[R3212 : page 191]

QUARTERLY REVIEW.

—JUNE 28.—

Golden Text: "The Lord shall deliver me from every evil work,
and will preserve me unto his heavenly kingdom."—2 Tim. 4:18 .

IT will, undoubtedly, be advantageous to us to glance back in review over the wonderful experiences covered by the Sunday School lessons of the ending quarter. They extend over a period of about thirty years—from the resurrection of Jesus to the end of Paul's imprisonment in Rome, about A.D. 62. The dominating thought through these lessons is the earnestness of the early Church in the service of the Lord, that earnestness being based upon the strong conviction that Christ's death had been the redemption-price for mankind; that the Church was now being called out to be members with Christ in his Kingdom; that the necessary experiences for participation in the Kingdom would be such loyalty to the Lord and to the truth and to the brethren as, under present conditions of sin, would lead to suffering and self-sacrifice on the part of all the faithful; and that the Kingdom to be especially for the blessing of all the families of the earth would bring to the faithful suffering ones of this present time, glory, honor and immortality, which would much more than compensate them for every sacrifice, every trial and every sorrow.

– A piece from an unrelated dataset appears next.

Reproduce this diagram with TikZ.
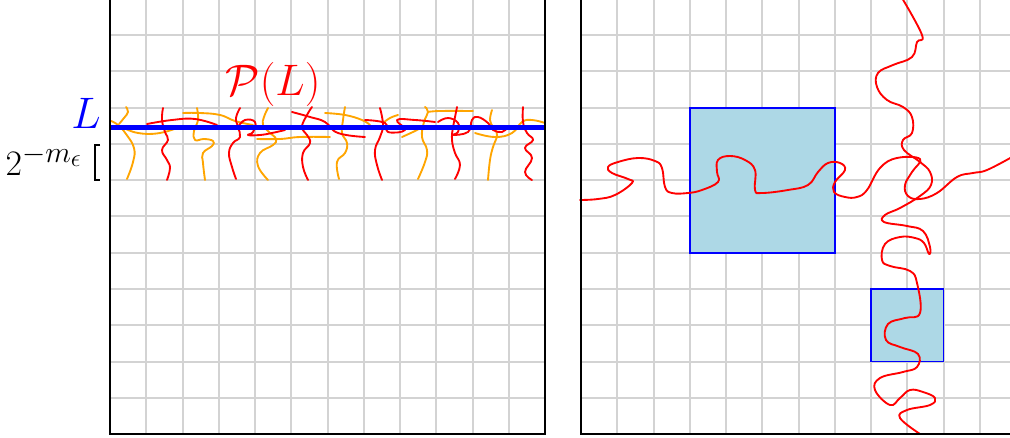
\documentclass[tikz,border=0pt]{standalone}
\definecolor{gridgray}{RGB}{211,211,211}
\definecolor{lblue}{RGB}{173,216,230}
\definecolor{myorange}{RGB}{255,165,0}
\begin{document}
\begin{tikzpicture}[x=0.75pt,y=-0.75pt,
  gridline/.style={draw=gridgray, line width=1.5pt},
  frame/.style={draw=black, line width=1.5pt},
  redpath/.style={draw=red, line width=1.4pt, line cap=round, line join=round},
  orpath/.style={draw=myorange, line width=1.4pt, line cap=round, line join=round},
  boxstyle/.style={draw=blue, fill=lblue, line width=1.2pt},
  bigfont/.style={font=\Huge, scale=1.33, inner sep=0pt},
  midfont/.style={font=\Huge, scale=1.08, inner sep=0pt}]
\useasboundingbox (0,0) rectangle (1010,438);
\clip (0,0) rectangle (1010,438);

% ---------- grids ----------
\foreach \k in {1,...,11} {
  \draw[gridline] ({110+36.25*\k},-2) -- ({110+36.25*\k},434);
  \draw[gridline] (110,{434-36.25*\k}) -- (545,{434-36.25*\k});
  \draw[gridline] (581,{434-36.25*\k}) -- (1012,{434-36.25*\k});
}
\foreach \k in {1,...,12} {
  \draw[gridline] ({581+36.25*\k},-2) -- ({581+36.25*\k},434);
}

% ---------- boxes (right panel) ----------
\draw[boxstyle] (689.75,107.75) rectangle (834.75,252.75);
\draw[boxstyle] (871,289) rectangle (943.5,361.5);

% ---------- left panel strands ----------
\draw[orpath] plot[smooth, tension=0.75] coordinates {(127,179) (133,162) (134,148) (126,134) (118,125) (111,121)};
\draw[orpath] plot[smooth, tension=0.75] coordinates {(119,124) (124,118) (128,112) (126,107)};
\draw[orpath] plot[smooth, tension=0.75] coordinates {(122,127) (138,133) (160,133) (182,126)};
\draw[orpath] plot[smooth, tension=0.75] coordinates {(205,180) (203,163) (203,153) (212,146) (213,141) (204,139) (195,140) (194,131) (198,120) (197,108)};
\draw[orpath] plot[smooth, tension=0.75] coordinates {(183,113) (200,113) (220,115) (235,121) (253,125)};
\draw[orpath] plot[smooth, tension=0.75] coordinates {(268,180) (258,166) (260,153) (273,145) (276,139) (269,132) (263,125) (264,117) (268,108)};
\draw[orpath] plot[smooth, tension=0.75] coordinates {(257,139) (280,139) (300,137) (330,137)};
\draw[orpath] plot[smooth, tension=0.75] coordinates {(339,179) (337,162) (345,153) (347,143) (342,133) (343,120) (345,107)};
\draw[orpath] plot[smooth, tension=0.75] coordinates {(325,113) (345,115) (362,120) (370,125)};
\draw[orpath] plot[smooth, tension=0.75] coordinates {(418,179) (425,162) (427,150) (422,137) (424,122) (428,112) (425,107)};
\draw[orpath] plot[smooth, tension=0.75] coordinates {(402,137) (415,131) (422,127)};
\draw[orpath] plot[smooth, tension=0.75] coordinates {(398,115) (390,118) (383,123)};
\draw[orpath] plot[smooth, tension=0.75] coordinates {(428,112) (440,111) (473,111)};
\draw[orpath] plot[smooth, tension=0.75] coordinates {(488,180) (490,160) (493,147) (497,135) (493,127) (490,120) (492,110)};
\draw[orpath] plot[smooth, tension=0.75] coordinates {(475,133) (495,137) (512,133) (522,122) (532,120) (545,123)};

\draw[redpath] plot[smooth, tension=0.75] coordinates {(167,180) (170,168) (167,160) (162,150) (168,140) (165,132) (162,120) (163,108)};
\draw[redpath] plot[smooth, tension=0.75] coordinates {(147,124) (172,120) (195,119) (217,125)};
\draw[redpath] plot[smooth, tension=0.75] coordinates {(236,179) (232,167) (229,153) (233,143) (240,137) (238,127) (236,118) (240,108)};
\draw[redpath] plot[smooth, tension=0.75] coordinates {(238,127) (245,120) (255,122) (253,132) (248,135) (260,135) (272,133) (285,130)};
\draw[redpath] plot[smooth, tension=0.75] coordinates {(308,180) (303,167) (303,153) (310,143) (307,135) (302,127) (307,115) (312,107)};
\draw[redpath] plot[smooth, tension=0.75] coordinates {(292,112) (310,117) (325,122) (338,133) (365,137)};
\draw[redpath] plot[smooth, tension=0.75] coordinates {(382,180) (377,165) (375,150) (380,137) (383,125) (380,108)};
\draw[redpath] plot[smooth, tension=0.75] coordinates {(365,120) (385,123) (388,132) (405,130) (397,120) (415,120) (435,122)};
\draw[redpath] plot[smooth, tension=0.75] coordinates {(455,179) (460,165) (455,153) (452,140) (453,127) (455,117) (457,107)};
\draw[redpath] plot[smooth, tension=0.75] coordinates {(438,122) (448,118) (458,123) (458,132) (452,135) (468,132) (472,120) (478,117) (488,123) (493,130) (502,132) (507,128)};
\draw[redpath] plot[smooth, tension=0.75] coordinates {(532,180) (525,172) (532,158) (525,148) (533,140) (527,133) (523,122) (523,107)};

% ---------- line L ----------
\coordinate (Lstart) at (110,127.7);
\coordinate (Lend) at (545,127.7);
\draw[blue, line width=3.4pt] (Lstart) -- (Lend);

% ---------- right panel curves ----------
\draw[redpath] plot[smooth, tension=0.7] coordinates {(580,200) (598,199) (615,195) (632,183) (628,179) (612,173) (608,167) (618,162) (638,158) (655,161) (662,168) (665,187) (672,193) (688,193) (702,190) (718,182) (717,172) (718,160) (730,156) (745,160) (755,170) (755,190) (762,193) (788,190) (808,185) (818,172) (828,163) (840,163) (845,170) (835,182) (834,192) (845,197) (857,197) (867,190) (880,168) (897,158) (920,159) (912,172) (905,185) (908,196) (920,199) (937,193) (957,177) (973,173) (987,170) (1012,157)};
\draw[redpath] plot[smooth, tension=0.7] coordinates {(902,-2) (922,35) (917,42) (912,57) (893,65) (878,73) (877,87) (887,100) (903,107) (912,117) (912,133) (903,140) (904,150) (920,162) (930,172) (931,185) (920,196) (900,208) (885,215) (884,222) (907,226) (923,231) (930,247) (929,254) (924,243) (915,238) (900,237) (885,244) (882,260) (890,266) (910,271) (917,283) (920,313) (905,318) (888,324) (886,340) (900,347) (918,354) (917,367) (903,372) (880,378) (875,390) (890,405) (900,398) (910,390) (923,392) (935,398) (930,405) (907,410) (900,418) (920,434)};

% ---------- frames ----------
\draw[frame] (110,-2) -- (110,434) -- (545,434) -- (545,-2);
\draw[frame] (581,-2) -- (581,434) -- (1012,434);

% ---------- labels ----------
\node[bigfont, text=blue] (Llab) at (86,113) {$L$};
\node[bigfont, text=red] (PL) at (273,84) {$\mathcal{P}(L)$};
\node[midfont, text=black] (mlab) at (44,160) {$2^{-m_\epsilon}$};
\draw[black, line width=1.3pt] (100,145) -- (95,145) -- (95,180) -- (100,180);
\end{tikzpicture}
\end{document}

Another of the important lessons of this quarter, repeatedly clinched in the various experiences of the Apostle Paul, is expressed clearly in the Golden Text—namely, the Lord's ability to deliver his people from all the machinations of the Adversary and his blind emissaries. He who was faithful in the Apostle's case is none the less so today in respect to our affairs. Furthermore, the Golden Text suggests to us the very happifying thought that our Lord is not only able to deliver us from all these human enemies and from the Adversary, but that he is able also to preserve us from the last enemy—death. The Apostle at the time of writing these words was in almost hourly expectation of martyrdom—that he would go down into the portals of the tomb—yet he had confidence in the Lord that he would not leave his soul in Hades; he had confidence in our glorious hopes in respect to all the members of the Church, expressed in the words, "The gates of hell [Hades—the state of death] shall not prevail against it." The grave has prevailed against the Church, not only against the great Head of the flock, but against all the members of his body, and the Adversary has seen to it that many of them came to death ignominiously, as malefactors, as deceivers, although true. But we have the Lord's assurance for it that this was not the end—that in due time, in the resurrection morning, all who have gone down into death will be delivered; that he, the Son of Man, would take unto himself his great power, and open the prison doors and set at liberty the captives of death, his own loved ones being the first to participate in the First Resurrection to glory, honor and immortality, and then being used of him as his co-laborers in the great work of delivering all the captives of the tomb, bringing all to the knowledge of the truth, and permitting as many as will to come back to life everlasting, perfection.

In this way the Apostle expected the Lord to preserve him, to keep him unto his heavenly Kingdom: he had no thought of death being an utter extinguishment of life; he had full confidence in the resurrection promise, and that the Lord was able to keep that which he had committed unto him against that day—that [R3213 : page 191] glorious Millennial morning—that glorious resurrection morning when the Kingdom would be established, and when the blessings of the Lord would be conferred first upon his faithful, as shown in the parables, and that subsequently all the families of the earth should be blessed through that Kingdom.—Matt. 25:1-30; Luke 19:11-27.